Factoring
Snapshot of factoring in Singapore
Use of credit insurance
Increasingly more and more factors are using credit insurance as a risk mitigation tool. This could be done by taking a master insurance or assignment of client's credit insurance policy.
However, it is pertinent to note that insurance will not pay in the event that the factor or client breaches any terms of the credit insurance policy.
Key areas to watch out:
1. Cease shipment or equivalent wordings
Factor or client must stop shipment when debtor is overdue in payment as defined by the credit insurer or if the factor or client is aware of any adverse information pertaining to debtor.. As informing the insurer may cause the debtor limit to be withdrawn some clients may avoid reporting so that they can continue to ship to the debtor. This is breached of the insurance policy and insurer may not pay the claim.
Due to the unpopularity of cease shipment with the insured , such clause is not so apparent now and it may appear in other clauses with similar meaning and effect. For example insured self withdrawal of debtor limit upon occurance of certain events is tantamount to cease shipment. Cancelation of debtor limit due to occurance of certain events is also another example of cease shipment.
2. Conditions imposed by the credit insurance when granting the limit
3. Policy limit
Although credit insurance may establish limit for a few debtors, it will only pay up to the policy limit.
For example:
Policy limit is $ 1 million with 5 debtors of $ 1 million each. Total debtor limit is $5 million.

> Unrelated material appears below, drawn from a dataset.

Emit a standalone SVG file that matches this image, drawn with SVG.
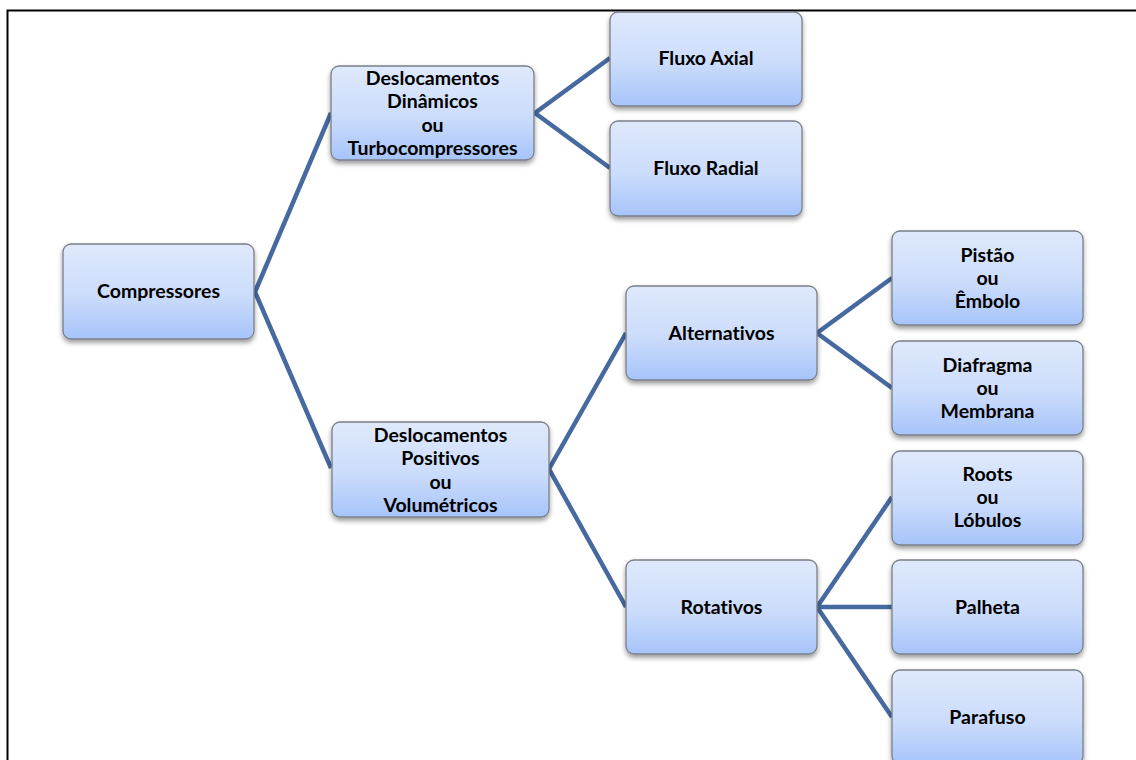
<svg xmlns="http://www.w3.org/2000/svg" width="1136" height="760" viewBox="0 0 1136 760">
<defs>
<linearGradient id="g" x1="0" y1="0" x2="0" y2="1">
<stop offset="0" stop-color="#dfe9fc"/>
<stop offset="0.55" stop-color="#cbdcfb"/>
<stop offset="1" stop-color="#a6c4fa"/>
</linearGradient>
<filter id="sh" x="-10%" y="-10%" width="120%" height="130%">
<feDropShadow dx="0" dy="3" stdDeviation="2.5" flood-color="#000" flood-opacity="0.4"/>
</filter>
</defs>
<style>
.box{fill:url(#g);stroke:#7a7f88;stroke-width:1.3;filter:url(#sh)}
.t{font-family:Lato,"Liberation Sans",sans-serif;font-weight:bold;font-size:19.5px;fill:#000;text-anchor:middle;font-variant-ligatures:none;font-feature-settings:"liga" 0,"dlig" 0}
.c{stroke:#4669a0;stroke-width:4.5;fill:none;stroke-linejoin:miter}
</style>
<rect x="0" y="0" width="1136" height="760" fill="#fff"/>
<path d="M7.5 762 V10.5 H1140" fill="none" stroke="#000" stroke-width="2"/>
<g id="connectors">
<polyline class="c" points="331,113 255,292 331,468"/>
<polyline class="c" points="610,58 535,113 610,168"/>
<polyline class="c" points="626,333 549,469 626,607"/>
<polyline class="c" points="892,278 817,333 892,388"/>
<polyline class="c" points="892,497 817,607 892,717"/>
<line class="c" x1="817" y1="607" x2="892" y2="607"/>
</g>
<g id="compressores"><rect class="box" x="63" y="244" width="191" height="95" rx="8"/><text class="t" x="158.5" y="298">Compressores</text></g>
<g id="dinamicos"><rect class="box" x="331" y="66" width="203" height="94" rx="8"/><text class="t" x="432.5"><tspan x="432.5" y="85">Deslocamentos</tspan><tspan x="432.5" y="108">Dinâmicos</tspan><tspan x="432.5" y="132">ou</tspan><tspan x="432.5" y="155">Turbocompressores</tspan></text></g>
<g id="fluxo-axial"><rect class="box" x="610" y="12" width="192" height="94" rx="8"/><text class="t" x="706" y="65">Fluxo Axial</text></g>
<g id="fluxo-radial"><rect class="box" x="610" y="121" width="192" height="95" rx="8"/><text class="t" x="706" y="175">Fluxo Radial</text></g>
<g id="positivos"><rect class="box" x="332" y="422" width="217" height="95" rx="8"/><text class="t" x="440.5"><tspan x="440.5" y="442">Deslocamentos</tspan><tspan x="440.5" y="465">Positivos</tspan><tspan x="440.5" y="489">ou</tspan><tspan x="440.5" y="512">Volumétricos</tspan></text></g>
<g id="alternativos"><rect class="box" x="626" y="286" width="191" height="94" rx="8"/><text class="t" x="721.5" y="340">Alternativos</text></g>
<g id="rotativos"><rect class="box" x="626" y="560" width="191" height="94" rx="8"/><text class="t" x="721.5" y="614">Rotativos</text></g>
<g id="pistao"><rect class="box" x="892" y="231" width="191" height="94" rx="8"/><text class="t" x="987.5"><tspan x="987.5" y="262">Pistão</tspan><tspan x="987.5" y="285">ou</tspan><tspan x="987.5" y="308">Êmbolo</tspan></text></g>
<g id="diafragma"><rect class="box" x="892" y="341" width="191" height="94" rx="8"/><text class="t" x="987.5"><tspan x="987.5" y="372">Diafragma</tspan><tspan x="987.5" y="395">ou</tspan><tspan x="987.5" y="418">Membrana</tspan></text></g>
<g id="roots"><rect class="box" x="892" y="451" width="191" height="94" rx="8"/><text class="t" x="987.5"><tspan x="987.5" y="481">Roots</tspan><tspan x="987.5" y="504">ou</tspan><tspan x="987.5" y="527">Lóbulos</tspan></text></g>
<g id="palheta"><rect class="box" x="892" y="560" width="191" height="94" rx="8"/><text class="t" x="987.5" y="614">Palheta</text></g>
<g id="parafuso"><rect class="box" x="892" y="670" width="191" height="94" rx="8"/><text class="t" x="987.5" y="724">Parafuso</text></g>
</svg>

In the event of multiple debtors failure, the insurance company will pay only up to policy limit of $1 million.
Policy limit may also be subject to the premium paid. For example , the policy limit could be 40 times of premium paid.
Client could have a policy limit of $5 million and subject to the premium paid. If the client paid premium of $50,000, the policy limit will be $ 2million.
4. Protracted default or insolvency
If overseas debtor is covered, protracted default policy is preferred as it may be quite difficult to make a debtor insolvent in some countries and the act of insolvency may differ from the insurer's definition.
5. Shipment policy
Factor/client should ensure that the credit insurance is a shipment policy. In shipment policy loss arising from the invoice is covered even when the loss occurs after the expiry of policy so long as the goods are shipped during the policy period
6. Policy assign to other factor
Some client may use the same insurance policy and assign different debtor to different factor. Unless the policy limit is attached to the debtor assigned, the payment will be subject to the policy limit. Assuming client has a policy limit of $1 million and has 5 debtors with a debtor limit of $1 million each. Each debtor is assigned to five different factors. One of the debtors fails and the claim is $1 million, the other four factors will not be able to claim should any of the other debtors fail as the claim has reached the policy limit.
7. Loss payee endorsement or assignment of insurance policy, co insured
In loss payee endorsement, the factor cannot take action against the insurance company if it fails to pay a claim. On the other hand under assignment or co insured the factor can pursue against the insurance company. This is important in the event the client is uncooperative or insolvent.
8. Trade Dispute
Credit insurance does not cover trade dispute. If there is a trade dispute, the credit insurance will not pay the claim.
9. Overdue notification
Insured has to notify the credit insurance of non payment based on the overdue as stipulate by the credit insurance. Failure to do so may result in the claim being rejected by the credit insurance company.